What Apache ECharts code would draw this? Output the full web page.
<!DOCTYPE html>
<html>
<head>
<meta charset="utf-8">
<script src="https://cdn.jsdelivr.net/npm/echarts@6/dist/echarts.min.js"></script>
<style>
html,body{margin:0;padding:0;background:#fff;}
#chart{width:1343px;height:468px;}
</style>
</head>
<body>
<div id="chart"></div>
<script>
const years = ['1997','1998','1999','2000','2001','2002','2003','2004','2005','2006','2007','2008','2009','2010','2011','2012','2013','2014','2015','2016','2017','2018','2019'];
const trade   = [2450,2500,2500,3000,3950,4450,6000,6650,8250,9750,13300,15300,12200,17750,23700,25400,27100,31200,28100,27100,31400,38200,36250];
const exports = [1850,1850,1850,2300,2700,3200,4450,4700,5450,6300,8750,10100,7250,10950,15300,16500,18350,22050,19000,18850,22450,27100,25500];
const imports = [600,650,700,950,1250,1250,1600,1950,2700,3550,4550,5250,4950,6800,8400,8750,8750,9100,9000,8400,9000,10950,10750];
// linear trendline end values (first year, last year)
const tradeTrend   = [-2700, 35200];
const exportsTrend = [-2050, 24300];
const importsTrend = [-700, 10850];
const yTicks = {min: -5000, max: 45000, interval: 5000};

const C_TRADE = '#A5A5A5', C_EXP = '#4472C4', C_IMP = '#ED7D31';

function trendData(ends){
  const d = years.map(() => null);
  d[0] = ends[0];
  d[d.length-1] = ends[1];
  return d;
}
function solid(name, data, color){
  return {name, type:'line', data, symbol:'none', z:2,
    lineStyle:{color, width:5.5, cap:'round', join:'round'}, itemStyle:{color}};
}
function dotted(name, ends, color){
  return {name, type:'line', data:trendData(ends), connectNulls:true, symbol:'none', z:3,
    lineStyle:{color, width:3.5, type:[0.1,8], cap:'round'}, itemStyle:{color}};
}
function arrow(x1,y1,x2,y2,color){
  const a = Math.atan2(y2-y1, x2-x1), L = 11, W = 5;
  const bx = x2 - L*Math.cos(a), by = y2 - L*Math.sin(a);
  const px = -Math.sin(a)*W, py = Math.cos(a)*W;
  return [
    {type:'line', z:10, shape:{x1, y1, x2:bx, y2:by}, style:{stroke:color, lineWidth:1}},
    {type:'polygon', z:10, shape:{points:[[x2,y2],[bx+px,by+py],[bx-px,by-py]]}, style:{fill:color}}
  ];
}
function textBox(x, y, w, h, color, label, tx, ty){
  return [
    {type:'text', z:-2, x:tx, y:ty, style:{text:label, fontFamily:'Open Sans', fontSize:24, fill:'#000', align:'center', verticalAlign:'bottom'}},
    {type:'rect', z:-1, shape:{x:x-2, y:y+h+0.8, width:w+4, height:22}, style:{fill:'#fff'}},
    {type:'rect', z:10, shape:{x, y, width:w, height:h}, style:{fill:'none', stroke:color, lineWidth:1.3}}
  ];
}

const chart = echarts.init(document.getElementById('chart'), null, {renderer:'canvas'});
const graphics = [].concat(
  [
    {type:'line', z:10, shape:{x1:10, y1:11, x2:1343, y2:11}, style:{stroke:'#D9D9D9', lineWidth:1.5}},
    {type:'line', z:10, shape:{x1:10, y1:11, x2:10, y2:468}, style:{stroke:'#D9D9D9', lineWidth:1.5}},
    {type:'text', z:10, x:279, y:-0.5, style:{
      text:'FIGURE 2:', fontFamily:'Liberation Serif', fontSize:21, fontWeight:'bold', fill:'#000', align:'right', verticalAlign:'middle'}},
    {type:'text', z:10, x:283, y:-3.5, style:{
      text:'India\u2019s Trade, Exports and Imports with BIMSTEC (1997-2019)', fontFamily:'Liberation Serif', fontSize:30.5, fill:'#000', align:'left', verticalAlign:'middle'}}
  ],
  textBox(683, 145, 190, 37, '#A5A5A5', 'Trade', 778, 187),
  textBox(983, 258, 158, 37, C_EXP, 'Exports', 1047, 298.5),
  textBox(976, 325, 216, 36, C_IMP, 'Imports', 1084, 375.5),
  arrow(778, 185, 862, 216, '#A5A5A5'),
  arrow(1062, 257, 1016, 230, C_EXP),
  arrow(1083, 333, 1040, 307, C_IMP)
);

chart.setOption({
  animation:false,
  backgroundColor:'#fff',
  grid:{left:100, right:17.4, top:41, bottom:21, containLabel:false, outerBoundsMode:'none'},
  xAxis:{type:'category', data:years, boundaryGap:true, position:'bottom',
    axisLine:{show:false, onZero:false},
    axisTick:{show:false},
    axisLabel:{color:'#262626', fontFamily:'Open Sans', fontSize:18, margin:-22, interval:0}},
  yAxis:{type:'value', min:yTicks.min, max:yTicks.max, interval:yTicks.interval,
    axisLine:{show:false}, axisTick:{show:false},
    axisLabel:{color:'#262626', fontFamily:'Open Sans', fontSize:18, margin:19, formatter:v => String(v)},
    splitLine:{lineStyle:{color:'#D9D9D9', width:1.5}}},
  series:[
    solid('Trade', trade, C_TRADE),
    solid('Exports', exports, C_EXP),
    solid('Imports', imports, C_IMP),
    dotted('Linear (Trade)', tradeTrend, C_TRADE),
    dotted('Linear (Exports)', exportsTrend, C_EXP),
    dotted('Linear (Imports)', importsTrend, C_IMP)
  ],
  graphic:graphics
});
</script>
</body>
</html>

TASK REQUIREMENTS →
Print the listing above in its entirety, with every line exact.

COMPLETED EXERCISE →
What Apache ECharts code would draw this? Output the full web page.
<!DOCTYPE html>
<html>
<head>
<meta charset="utf-8">
<script src="https://cdn.jsdelivr.net/npm/echarts@6/dist/echarts.min.js"></script>
<style>
html,body{margin:0;padding:0;background:#fff;}
#chart{width:1343px;height:468px;}
</style>
</head>
<body>
<div id="chart"></div>
<script>
const years = ['1997','1998','1999','2000','2001','2002','2003','2004','2005','2006','2007','2008','2009','2010','2011','2012','2013','2014','2015','2016','2017','2018','2019'];
const trade   = [2450,2500,2500,3000,3950,4450,6000,6650,8250,9750,13300,15300,12200,17750,23700,25400,27100,31200,28100,27100,31400,38200,36250];
const exports = [1850,1850,1850,2300,2700,3200,4450,4700,5450,6300,8750,10100,7250,10950,15300,16500,18350,22050,19000,18850,22450,27100,25500];
const imports = [600,650,700,950,1250,1250,1600,1950,2700,3550,4550,5250,4950,6800,8400,8750,8750,9100,9000,8400,9000,10950,10750];
// linear trendline end values (first year, last year)
const tradeTrend   = [-2700, 35200];
const exportsTrend = [-2050, 24300];
const importsTrend = [-700, 10850];
const yTicks = {min: -5000, max: 45000, interval: 5000};

const C_TRADE = '#A5A5A5', C_EXP = '#4472C4', C_IMP = '#ED7D31';

function trendData(ends){
  const d = years.map(() => null);
  d[0] = ends[0];
  d[d.length-1] = ends[1];
  return d;
}
function solid(name, data, color){
  return {name, type:'line', data, symbol:'none', z:2,
    lineStyle:{color, width:5.5, cap:'round', join:'round'}, itemStyle:{color}};
}
function dotted(name, ends, color){
  return {name, type:'line', data:trendData(ends), connectNulls:true, symbol:'none', z:3,
    lineStyle:{color, width:3.5, type:[0.1,8], cap:'round'}, itemStyle:{color}};
}
function arrow(x1,y1,x2,y2,color){
  const a = Math.atan2(y2-y1, x2-x1), L = 11, W = 5;
  const bx = x2 - L*Math.cos(a), by = y2 - L*Math.sin(a);
  const px = -Math.sin(a)*W, py = Math.cos(a)*W;
  return [
    {type:'line', z:10, shape:{x1, y1, x2:bx, y2:by}, style:{stroke:color, lineWidth:1}},
    {type:'polygon', z:10, shape:{points:[[x2,y2],[bx+px,by+py],[bx-px,by-py]]}, style:{fill:color}}
  ];
}
function textBox(x, y, w, h, color, label, tx, ty){
  return [
    {type:'text', z:-2, x:tx, y:ty, style:{text:label, fontFamily:'Open Sans', fontSize:24, fill:'#000', align:'center', verticalAlign:'bottom'}},
    {type:'rect', z:-1, shape:{x:x-2, y:y+h+0.8, width:w+4, height:22}, style:{fill:'#fff'}},
    {type:'rect', z:10, shape:{x, y, width:w, height:h}, style:{fill:'none', stroke:color, lineWidth:1.3}}
  ];
}

const chart = echarts.init(document.getElementById('chart'), null, {renderer:'canvas'});
const graphics = [].concat(
  [
    {type:'line', z:10, shape:{x1:10, y1:11, x2:1343, y2:11}, style:{stroke:'#D9D9D9', lineWidth:1.5}},
    {type:'line', z:10, shape:{x1:10, y1:11, x2:10, y2:468}, style:{stroke:'#D9D9D9', lineWidth:1.5}},
    {type:'text', z:10, x:279, y:-0.5, style:{
      text:'FIGURE 2:', fontFamily:'Liberation Serif', fontSize:21, fontWeight:'bold', fill:'#000', align:'right', verticalAlign:'middle'}},
    {type:'text', z:10, x:283, y:-3.5, style:{
      text:'India\u2019s Trade, Exports and Imports with BIMSTEC (1997-2019)', fontFamily:'Liberation Serif', fontSize:30.5, fill:'#000', align:'left', verticalAlign:'middle'}}
  ],
  textBox(683, 145, 190, 37, '#A5A5A5', 'Trade', 778, 187),
  textBox(983, 258, 158, 37, C_EXP, 'Exports', 1047, 298.5),
  textBox(976, 325, 216, 36, C_IMP, 'Imports', 1084, 375.5),
  arrow(778, 185, 862, 216, '#A5A5A5'),
  arrow(1062, 257, 1016, 230, C_EXP),
  arrow(1083, 333, 1040, 307, C_IMP)
);

chart.setOption({
  animation:false,
  backgroundColor:'#fff',
  grid:{left:100, right:17.4, top:41, bottom:21, containLabel:false, outerBoundsMode:'none'},
  xAxis:{type:'category', data:years, boundaryGap:true, position:'bottom',
    axisLine:{show:false, onZero:false},
    axisTick:{show:false},
    axisLabel:{color:'#262626', fontFamily:'Open Sans', fontSize:18, margin:-22, interval:0}},
  yAxis:{type:'value', min:yTicks.min, max:yTicks.max, interval:yTicks.interval,
    axisLine:{show:false}, axisTick:{show:false},
    axisLabel:{color:'#262626', fontFamily:'Open Sans', fontSize:18, margin:19, formatter:v => String(v)},
    splitLine:{lineStyle:{color:'#D9D9D9', width:1.5}}},
  series:[
    solid('Trade', trade, C_TRADE),
    solid('Exports', exports, C_EXP),
    solid('Imports', imports, C_IMP),
    dotted('Linear (Trade)', tradeTrend, C_TRADE),
    dotted('Linear (Exports)', exportsTrend, C_EXP),
    dotted('Linear (Imports)', importsTrend, C_IMP)
  ],
  graphic:graphics
});
</script>
</body>
</html>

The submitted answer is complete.